### Set task:
Reproduce the listing word for word. Skip any image.

### Recorded information:

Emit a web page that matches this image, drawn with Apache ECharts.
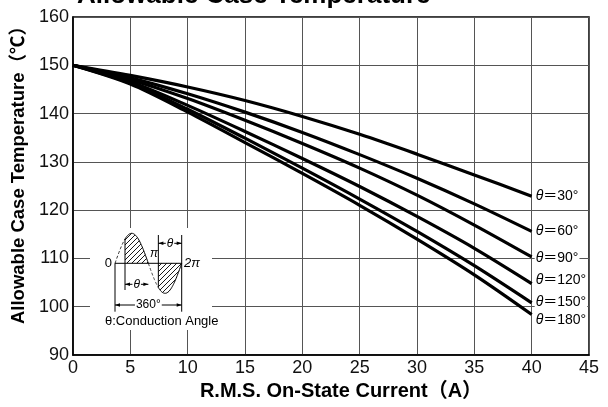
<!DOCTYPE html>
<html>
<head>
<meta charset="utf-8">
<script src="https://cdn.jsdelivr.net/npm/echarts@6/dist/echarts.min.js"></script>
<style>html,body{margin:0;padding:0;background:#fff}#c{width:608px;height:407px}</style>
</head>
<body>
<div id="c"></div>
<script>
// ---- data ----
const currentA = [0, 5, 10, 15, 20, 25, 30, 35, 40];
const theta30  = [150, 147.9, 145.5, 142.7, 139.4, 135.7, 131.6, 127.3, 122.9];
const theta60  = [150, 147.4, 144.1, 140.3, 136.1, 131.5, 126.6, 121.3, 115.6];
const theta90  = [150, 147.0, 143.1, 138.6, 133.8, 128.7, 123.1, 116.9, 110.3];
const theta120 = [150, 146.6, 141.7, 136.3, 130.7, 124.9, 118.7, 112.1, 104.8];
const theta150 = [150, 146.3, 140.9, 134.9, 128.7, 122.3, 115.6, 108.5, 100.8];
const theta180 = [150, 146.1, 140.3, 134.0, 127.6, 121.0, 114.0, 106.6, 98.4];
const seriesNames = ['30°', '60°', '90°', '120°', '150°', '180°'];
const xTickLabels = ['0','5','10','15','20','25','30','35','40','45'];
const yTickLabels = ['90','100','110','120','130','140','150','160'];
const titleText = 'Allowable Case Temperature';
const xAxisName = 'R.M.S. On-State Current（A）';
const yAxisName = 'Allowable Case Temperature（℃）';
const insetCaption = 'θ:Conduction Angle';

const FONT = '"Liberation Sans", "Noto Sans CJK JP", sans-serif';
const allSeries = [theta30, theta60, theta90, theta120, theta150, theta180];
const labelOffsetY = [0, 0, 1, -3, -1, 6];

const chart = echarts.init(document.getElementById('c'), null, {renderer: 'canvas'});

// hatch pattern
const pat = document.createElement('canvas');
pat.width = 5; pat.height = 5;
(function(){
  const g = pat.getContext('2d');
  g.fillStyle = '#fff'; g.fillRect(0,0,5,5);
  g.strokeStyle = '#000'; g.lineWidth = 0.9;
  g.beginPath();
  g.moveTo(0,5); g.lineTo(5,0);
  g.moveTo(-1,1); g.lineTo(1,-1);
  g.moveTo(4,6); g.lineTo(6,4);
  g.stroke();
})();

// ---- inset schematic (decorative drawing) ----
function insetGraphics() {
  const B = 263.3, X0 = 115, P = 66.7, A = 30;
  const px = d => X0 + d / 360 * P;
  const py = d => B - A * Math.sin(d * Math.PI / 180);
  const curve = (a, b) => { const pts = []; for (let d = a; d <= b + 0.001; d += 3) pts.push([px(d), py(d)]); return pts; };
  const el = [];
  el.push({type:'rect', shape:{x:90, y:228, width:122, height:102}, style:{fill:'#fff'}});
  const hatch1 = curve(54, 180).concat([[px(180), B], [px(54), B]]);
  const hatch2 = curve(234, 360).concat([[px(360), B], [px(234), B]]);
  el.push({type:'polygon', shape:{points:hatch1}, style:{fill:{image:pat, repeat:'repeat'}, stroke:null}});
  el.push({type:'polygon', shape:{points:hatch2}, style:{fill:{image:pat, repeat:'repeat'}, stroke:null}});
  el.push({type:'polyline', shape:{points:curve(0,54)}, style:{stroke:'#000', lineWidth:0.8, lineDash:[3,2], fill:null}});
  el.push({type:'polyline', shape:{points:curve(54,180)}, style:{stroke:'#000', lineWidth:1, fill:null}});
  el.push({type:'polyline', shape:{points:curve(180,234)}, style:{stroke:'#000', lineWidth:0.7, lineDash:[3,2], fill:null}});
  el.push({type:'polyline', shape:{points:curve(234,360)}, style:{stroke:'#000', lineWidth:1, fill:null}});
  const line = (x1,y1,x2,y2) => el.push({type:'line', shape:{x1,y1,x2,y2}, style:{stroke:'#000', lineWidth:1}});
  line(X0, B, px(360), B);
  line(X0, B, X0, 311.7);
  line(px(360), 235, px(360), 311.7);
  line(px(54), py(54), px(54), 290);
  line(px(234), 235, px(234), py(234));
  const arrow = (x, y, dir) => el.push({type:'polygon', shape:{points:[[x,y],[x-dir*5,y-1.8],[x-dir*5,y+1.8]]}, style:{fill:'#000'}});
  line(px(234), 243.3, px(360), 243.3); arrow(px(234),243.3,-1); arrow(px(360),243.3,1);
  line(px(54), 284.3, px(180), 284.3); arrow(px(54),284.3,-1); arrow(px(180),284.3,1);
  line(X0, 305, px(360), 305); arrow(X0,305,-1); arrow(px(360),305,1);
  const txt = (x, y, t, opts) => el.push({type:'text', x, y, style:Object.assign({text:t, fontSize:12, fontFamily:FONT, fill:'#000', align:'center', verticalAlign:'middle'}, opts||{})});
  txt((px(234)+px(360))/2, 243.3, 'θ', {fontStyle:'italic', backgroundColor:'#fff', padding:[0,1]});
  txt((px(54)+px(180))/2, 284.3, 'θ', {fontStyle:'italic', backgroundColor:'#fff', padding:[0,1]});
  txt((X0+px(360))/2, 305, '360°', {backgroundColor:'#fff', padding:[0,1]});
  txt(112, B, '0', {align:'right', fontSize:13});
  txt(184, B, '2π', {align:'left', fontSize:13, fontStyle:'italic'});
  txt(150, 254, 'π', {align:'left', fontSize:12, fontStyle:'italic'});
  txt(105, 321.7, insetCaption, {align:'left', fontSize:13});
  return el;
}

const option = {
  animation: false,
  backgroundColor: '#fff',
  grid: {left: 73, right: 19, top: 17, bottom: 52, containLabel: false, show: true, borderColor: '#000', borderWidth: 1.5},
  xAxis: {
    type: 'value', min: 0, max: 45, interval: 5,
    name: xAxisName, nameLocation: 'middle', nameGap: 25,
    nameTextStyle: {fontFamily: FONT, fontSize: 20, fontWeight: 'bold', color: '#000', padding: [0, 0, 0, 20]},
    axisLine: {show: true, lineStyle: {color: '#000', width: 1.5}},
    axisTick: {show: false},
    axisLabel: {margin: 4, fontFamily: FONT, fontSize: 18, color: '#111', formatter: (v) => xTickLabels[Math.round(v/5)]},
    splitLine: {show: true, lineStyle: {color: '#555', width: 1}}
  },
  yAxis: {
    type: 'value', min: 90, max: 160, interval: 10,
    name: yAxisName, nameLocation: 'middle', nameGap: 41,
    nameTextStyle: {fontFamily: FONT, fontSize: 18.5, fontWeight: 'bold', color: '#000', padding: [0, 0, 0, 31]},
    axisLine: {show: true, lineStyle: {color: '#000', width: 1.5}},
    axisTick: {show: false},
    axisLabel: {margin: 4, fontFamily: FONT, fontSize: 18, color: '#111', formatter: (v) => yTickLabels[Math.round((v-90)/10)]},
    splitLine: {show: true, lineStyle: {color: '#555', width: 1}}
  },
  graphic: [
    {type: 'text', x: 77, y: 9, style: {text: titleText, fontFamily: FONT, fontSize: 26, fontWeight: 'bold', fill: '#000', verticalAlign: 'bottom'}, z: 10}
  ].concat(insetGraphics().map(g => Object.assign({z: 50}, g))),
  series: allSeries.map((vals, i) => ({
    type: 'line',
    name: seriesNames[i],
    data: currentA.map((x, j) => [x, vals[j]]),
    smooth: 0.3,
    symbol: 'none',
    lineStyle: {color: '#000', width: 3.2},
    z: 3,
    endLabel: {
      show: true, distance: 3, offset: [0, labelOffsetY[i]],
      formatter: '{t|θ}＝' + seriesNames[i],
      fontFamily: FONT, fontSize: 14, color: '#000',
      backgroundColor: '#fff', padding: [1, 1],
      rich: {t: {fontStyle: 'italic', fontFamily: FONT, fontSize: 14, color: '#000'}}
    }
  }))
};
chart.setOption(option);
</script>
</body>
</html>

### Output for this task:
Emit a web page that matches this image, drawn with Apache ECharts.
<!DOCTYPE html>
<html>
<head>
<meta charset="utf-8">
<script src="https://cdn.jsdelivr.net/npm/echarts@6/dist/echarts.min.js"></script>
<style>html,body{margin:0;padding:0;background:#fff}#c{width:608px;height:407px}</style>
</head>
<body>
<div id="c"></div>
<script>
// ---- data ----
const currentA = [0, 5, 10, 15, 20, 25, 30, 35, 40];
const theta30  = [150, 147.9, 145.5, 142.7, 139.4, 135.7, 131.6, 127.3, 122.9];
const theta60  = [150, 147.4, 144.1, 140.3, 136.1, 131.5, 126.6, 121.3, 115.6];
const theta90  = [150, 147.0, 143.1, 138.6, 133.8, 128.7, 123.1, 116.9, 110.3];
const theta120 = [150, 146.6, 141.7, 136.3, 130.7, 124.9, 118.7, 112.1, 104.8];
const theta150 = [150, 146.3, 140.9, 134.9, 128.7, 122.3, 115.6, 108.5, 100.8];
const theta180 = [150, 146.1, 140.3, 134.0, 127.6, 121.0, 114.0, 106.6, 98.4];
const seriesNames = ['30°', '60°', '90°', '120°', '150°', '180°'];
const xTickLabels = ['0','5','10','15','20','25','30','35','40','45'];
const yTickLabels = ['90','100','110','120','130','140','150','160'];
const titleText = 'Allowable Case Temperature';
const xAxisName = 'R.M.S. On-State Current（A）';
const yAxisName = 'Allowable Case Temperature（℃）';
const insetCaption = 'θ:Conduction Angle';

const FONT = '"Liberation Sans", "Noto Sans CJK JP", sans-serif';
const allSeries = [theta30, theta60, theta90, theta120, theta150, theta180];
const labelOffsetY = [0, 0, 1, -3, -1, 6];

const chart = echarts.init(document.getElementById('c'), null, {renderer: 'canvas'});

// hatch pattern
const pat = document.createElement('canvas');
pat.width = 5; pat.height = 5;
(function(){
  const g = pat.getContext('2d');
  g.fillStyle = '#fff'; g.fillRect(0,0,5,5);
  g.strokeStyle = '#000'; g.lineWidth = 0.9;
  g.beginPath();
  g.moveTo(0,5); g.lineTo(5,0);
  g.moveTo(-1,1); g.lineTo(1,-1);
  g.moveTo(4,6); g.lineTo(6,4);
  g.stroke();
})();

// ---- inset schematic (decorative drawing) ----
function insetGraphics() {
  const B = 263.3, X0 = 115, P = 66.7, A = 30;
  const px = d => X0 + d / 360 * P;
  const py = d => B - A * Math.sin(d * Math.PI / 180);
  const curve = (a, b) => { const pts = []; for (let d = a; d <= b + 0.001; d += 3) pts.push([px(d), py(d)]); return pts; };
  const el = [];
  el.push({type:'rect', shape:{x:90, y:228, width:122, height:102}, style:{fill:'#fff'}});
  const hatch1 = curve(54, 180).concat([[px(180), B], [px(54), B]]);
  const hatch2 = curve(234, 360).concat([[px(360), B], [px(234), B]]);
  el.push({type:'polygon', shape:{points:hatch1}, style:{fill:{image:pat, repeat:'repeat'}, stroke:null}});
  el.push({type:'polygon', shape:{points:hatch2}, style:{fill:{image:pat, repeat:'repeat'}, stroke:null}});
  el.push({type:'polyline', shape:{points:curve(0,54)}, style:{stroke:'#000', lineWidth:0.8, lineDash:[3,2], fill:null}});
  el.push({type:'polyline', shape:{points:curve(54,180)}, style:{stroke:'#000', lineWidth:1, fill:null}});
  el.push({type:'polyline', shape:{points:curve(180,234)}, style:{stroke:'#000', lineWidth:0.7, lineDash:[3,2], fill:null}});
  el.push({type:'polyline', shape:{points:curve(234,360)}, style:{stroke:'#000', lineWidth:1, fill:null}});
  const line = (x1,y1,x2,y2) => el.push({type:'line', shape:{x1,y1,x2,y2}, style:{stroke:'#000', lineWidth:1}});
  line(X0, B, px(360), B);
  line(X0, B, X0, 311.7);
  line(px(360), 235, px(360), 311.7);
  line(px(54), py(54), px(54), 290);
  line(px(234), 235, px(234), py(234));
  const arrow = (x, y, dir) => el.push({type:'polygon', shape:{points:[[x,y],[x-dir*5,y-1.8],[x-dir*5,y+1.8]]}, style:{fill:'#000'}});
  line(px(234), 243.3, px(360), 243.3); arrow(px(234),243.3,-1); arrow(px(360),243.3,1);
  line(px(54), 284.3, px(180), 284.3); arrow(px(54),284.3,-1); arrow(px(180),284.3,1);
  line(X0, 305, px(360), 305); arrow(X0,305,-1); arrow(px(360),305,1);
  const txt = (x, y, t, opts) => el.push({type:'text', x, y, style:Object.assign({text:t, fontSize:12, fontFamily:FONT, fill:'#000', align:'center', verticalAlign:'middle'}, opts||{})});
  txt((px(234)+px(360))/2, 243.3, 'θ', {fontStyle:'italic', backgroundColor:'#fff', padding:[0,1]});
  txt((px(54)+px(180))/2, 284.3, 'θ', {fontStyle:'italic', backgroundColor:'#fff', padding:[0,1]});
  txt((X0+px(360))/2, 305, '360°', {backgroundColor:'#fff', padding:[0,1]});
  txt(112, B, '0', {align:'right', fontSize:13});
  txt(184, B, '2π', {align:'left', fontSize:13, fontStyle:'italic'});
  txt(150, 254, 'π', {align:'left', fontSize:12, fontStyle:'italic'});
  txt(105, 321.7, insetCaption, {align:'left', fontSize:13});
  return el;
}

const option = {
  animation: false,
  backgroundColor: '#fff',
  grid: {left: 73, right: 19, top: 17, bottom: 52, containLabel: false, show: true, borderColor: '#000', borderWidth: 1.5},
  xAxis: {
    type: 'value', min: 0, max: 45, interval: 5,
    name: xAxisName, nameLocation: 'middle', nameGap: 25,
    nameTextStyle: {fontFamily: FONT, fontSize: 20, fontWeight: 'bold', color: '#000', padding: [0, 0, 0, 20]},
    axisLine: {show: true, lineStyle: {color: '#000', width: 1.5}},
    axisTick: {show: false},
    axisLabel: {margin: 4, fontFamily: FONT, fontSize: 18, color: '#111', formatter: (v) => xTickLabels[Math.round(v/5)]},
    splitLine: {show: true, lineStyle: {color: '#555', width: 1}}
  },
  yAxis: {
    type: 'value', min: 90, max: 160, interval: 10,
    name: yAxisName, nameLocation: 'middle', nameGap: 41,
    nameTextStyle: {fontFamily: FONT, fontSize: 18.5, fontWeight: 'bold', color: '#000', padding: [0, 0, 0, 31]},
    axisLine: {show: true, lineStyle: {color: '#000', width: 1.5}},
    axisTick: {show: false},
    axisLabel: {margin: 4, fontFamily: FONT, fontSize: 18, color: '#111', formatter: (v) => yTickLabels[Math.round((v-90)/10)]},
    splitLine: {show: true, lineStyle: {color: '#555', width: 1}}
  },
  graphic: [
    {type: 'text', x: 77, y: 9, style: {text: titleText, fontFamily: FONT, fontSize: 26, fontWeight: 'bold', fill: '#000', verticalAlign: 'bottom'}, z: 10}
  ].concat(insetGraphics().map(g => Object.assign({z: 50}, g))),
  series: allSeries.map((vals, i) => ({
    type: 'line',
    name: seriesNames[i],
    data: currentA.map((x, j) => [x, vals[j]]),
    smooth: 0.3,
    symbol: 'none',
    lineStyle: {color: '#000', width: 3.2},
    z: 3,
    endLabel: {
      show: true, distance: 3, offset: [0, labelOffsetY[i]],
      formatter: '{t|θ}＝' + seriesNames[i],
      fontFamily: FONT, fontSize: 14, color: '#000',
      backgroundColor: '#fff', padding: [1, 1],
      rich: {t: {fontStyle: 'italic', fontFamily: FONT, fontSize: 14, color: '#000'}}
    }
  }))
};
chart.setOption(option);
</script>
</body>
</html>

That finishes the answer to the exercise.